As you breathe in, take that breath all the way down to your sits bones, and then let it out through your mouth. Inhale, hold at the top, exhale. Breathe at your own pace. As you do, adjust your posture if needed, sit nice and tall. Soften your brow. Relax your jaw, your neck. Lift your rib cage. Drop your jaw ever so slightly. And settle in.
All rivers begin with a droplet … one droplet after another of melting snow cascading down from our majestic mountains. It almost seems impossible when you think about the wonder of nature. Yet it’s true, snowflakes come down one at a time from the heavens above, form together, freeze together and then at some point melt together, making their way down the mountain sides toward our rivers.

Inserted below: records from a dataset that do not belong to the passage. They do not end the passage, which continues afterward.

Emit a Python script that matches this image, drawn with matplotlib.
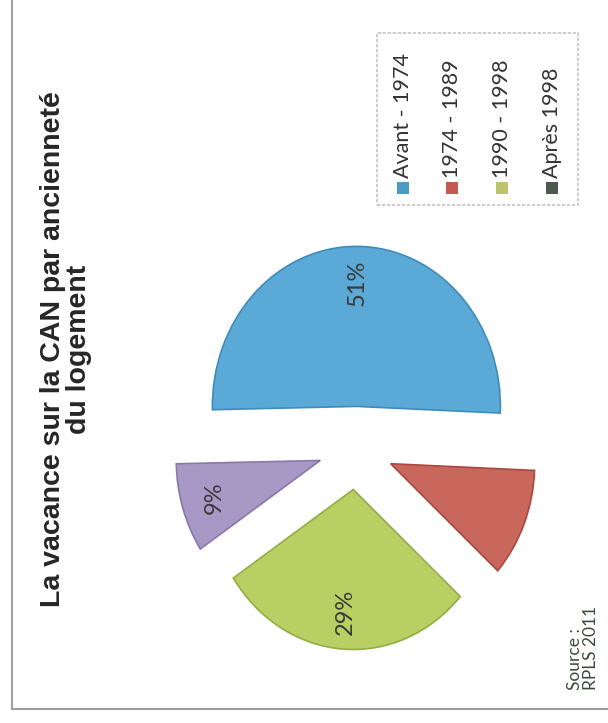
import matplotlib
matplotlib.use("Agg")
import matplotlib.pyplot as plt
from matplotlib.patches import Rectangle
from matplotlib.lines import Line2D

# Data
categories = ["Avant - 1974", "1974 - 1989", "1990 - 1998", "Après 1998"]
shares = [51, 11, 29, 9]
slice_colors = ["#5ba9d6", "#c9675c", "#b7cf63", "#a898c6"]
edge_colors = ["#3f8cba", "#a8483f", "#93ad45", "#8a78a8"]
legend_colors = ["#4b9cc2", "#c25a4f", "#bcc56c", "#4d5a4d"]
title = "La vacance sur la CAN par ancienneté\ndu logement"
source = "Source :\nRPLS 2011"

W, H = 608, 723


def fx(x):
    return x / W


def fy(y):
    return 1 - y / H


fig = plt.figure(figsize=(W / 100, H / 100), dpi=100)
fig.patch.set_facecolor("white")

# frame around the chart (left and bottom sides visible)
fig.add_artist(Line2D([fx(12), fx(12)], [fy(0), fy(709)], color="#a0a0a0", lw=1.5))
fig.add_artist(Line2D([fx(12), fx(608)], [fy(709), fy(709)], color="#a0a0a0", lw=1.5))

# pie axes, stretched so the disc is a little taller than wide
cx, cy, rx, ry = 356, 448, 144, 160
span = 1.6
ax = fig.add_axes([fx(cx - span * rx), fy(cy + span * ry),
                   2 * span * rx / W, 2 * span * ry / H])
wedges, texts, autotexts = ax.pie(
    shares, colors=slice_colors, startangle=181.2, counterclock=False,
    explode=[0.26] * len(shares), autopct="%d%%", pctdistance=0.77,
    wedgeprops=dict(linewidth=1.2),
    textprops=dict(rotation=90, fontsize=17, color="#3a3a3a", family="Lato"))
for w, ec in zip(wedges, edge_colors):
    w.set_edgecolor(ec)
autotexts[1].set_visible(False)
ax.set_aspect("auto")
ax.set_xlim(-span, span)
ax.set_ylim(-span, span)
ax.axis("off")

# title, rotated
fig.text(fx(66), fy(349), title, rotation=90, ha="center", va="center",
         multialignment="center", fontsize=20.5, fontweight="bold",
         family="Liberation Sans", color="#262626", linespacing=1.0)

# legend box
fig.add_artist(Rectangle((fx(377), fy(205)), (578 - 377) / W, (205 - 33) / H,
                         transform=fig.transFigure, fill=False,
                         edgecolor="#c4c4c4", lw=1.2, linestyle=(0, (2, 1))))
legend_x = [403, 452, 502, 552]
for x, label, col in zip(legend_x, categories, legend_colors):
    fig.add_artist(Rectangle((fx(x - 6), fy(194)), 12 / W, 12 / H,
                             transform=fig.transFigure, facecolor=col,
                             edgecolor="none"))
    fig.text(fx(x), fy(178), label, rotation=90, ha="center", va="bottom",
             fontsize=15.5, family="Lato", color="#333333")

# source note
fig.text(fx(583), fy(690), source, rotation=90, ha="center", va="bottom",
         multialignment="left", fontsize=12.5, family="Lato",
         color="#3c4a3c", linespacing=1.05)

fig.savefig("out.png", dpi=100, facecolor="white")
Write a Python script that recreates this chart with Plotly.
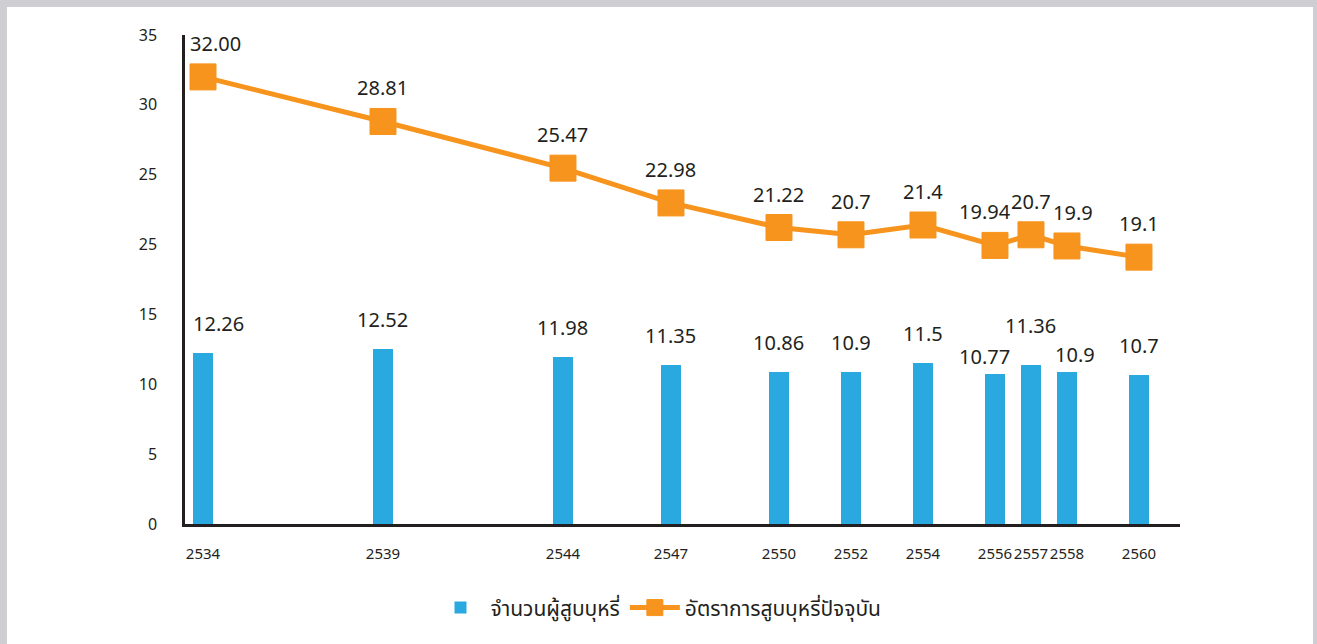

We see the streams every day moving down the canyon toward our beautiful American River.
There is no end to the number of tiny individual streams trickling down to the river where they will become strong and united. They will learn at times to rage and destroy much in their path. They will change the shape of our land. They will move what gets in their way. They will dance in the sunlight. They will be a vessel for creating and sustaining life. And sadly they will die in time if they lose too many of their droplets.
Are we humans really any different? We are a million and one snowflakes, each one bringing our own beauty, but traveling in unison, creating a universal flow.
Our tiny tribe has united for our short journey, and soon we will all be off to the oceans, but for this brief moment in time, we have come together to move what’s in our way. And I think we’ve done an amazing job.
I hope when you each practice this morning, you keep in mind your power, what you’ve accomplished in this six weeks, what you’ve helped others to accomplish in this six weeks, and know your power going forward. You are the river. We all are.